Beneficial effects of vascular endothelial growth factor B gene transfer in the aged heart
Abstract:
Aims
Members of the VEGF family are crucial modulators of vascular and neural function. While VEGFA signalling has been shown to mitigate several aging-related cardiac phenotypes and prolong survival in aged mice, the role of VEGFB in cardiac aging remains underexplored. In this study, we identify a significant decline in Vegfb expression, particularly of its soluble isoform Vegfb186, in aged mouse and human hearts.
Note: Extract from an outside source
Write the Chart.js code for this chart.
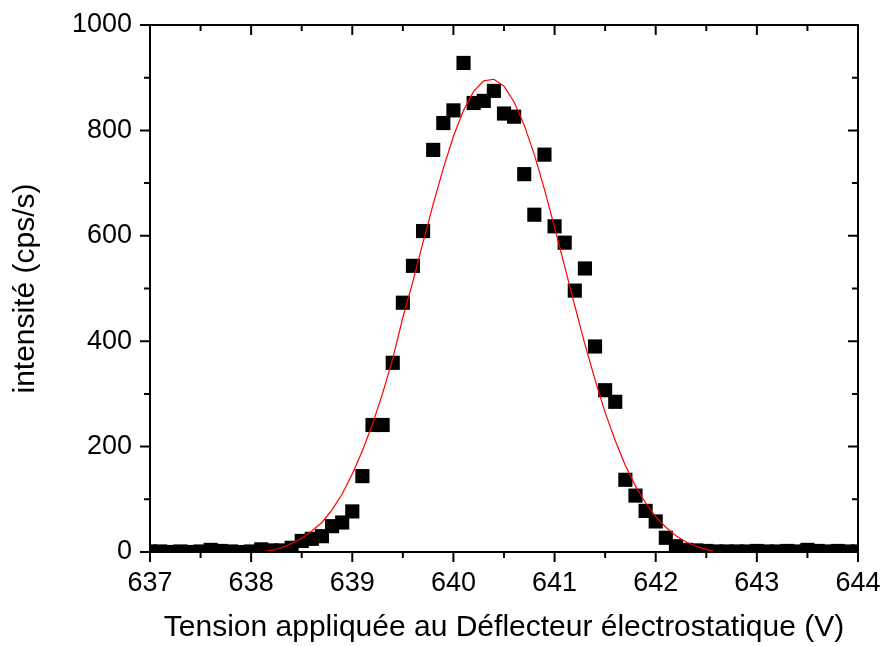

To assess the therapeutic potential of VEGFB in aging-associated cardiac pathologies, we used AAV9-mediated gene transfer to overexpress Vegfb186 in 18-month-old male C57Bl/6J mice.
Methods and results
VEGFB is known to exhibit vascular and neuroprotective effects that we assessed in the ageing heart. In the aged heart, doses of Vegfb186 overexpression that had only a modest effect on the vascular endothelium prevented age-induced diastolic dysfunction and fibrosis. Vegfb186 treatment additionally restored sympathetic and sensory nerve fibre density and increased heart rate variability. Although Vegfb186 overexpression induced cardiac hypertrophy, our findings indicated that this hypertrophy was compensatory rather than pathological as Vegfb186 overexpression corrected the elevated cardiomyocyte length-to-width ratio observed in aged hearts, a metric typically indicative of pathological remodelling. Cardiac single-nucleus RNA sequencing of the hearts and in vitro analysis of the cardiomyocytes indicated up-regulation of the STAT3 signal transduction pathway as a potential contributor of VEGFB-induced cardiac hypertrophy.
Conclusion
Our findings demonstrate that Vegfb186 overexpression partially reverses age-related cardiac pathologies such as diastolic dysfunction and fibrosis. This work highlights VEGFB as a potential therapeutic target for combating cardiac aging and its associated dysfunctions.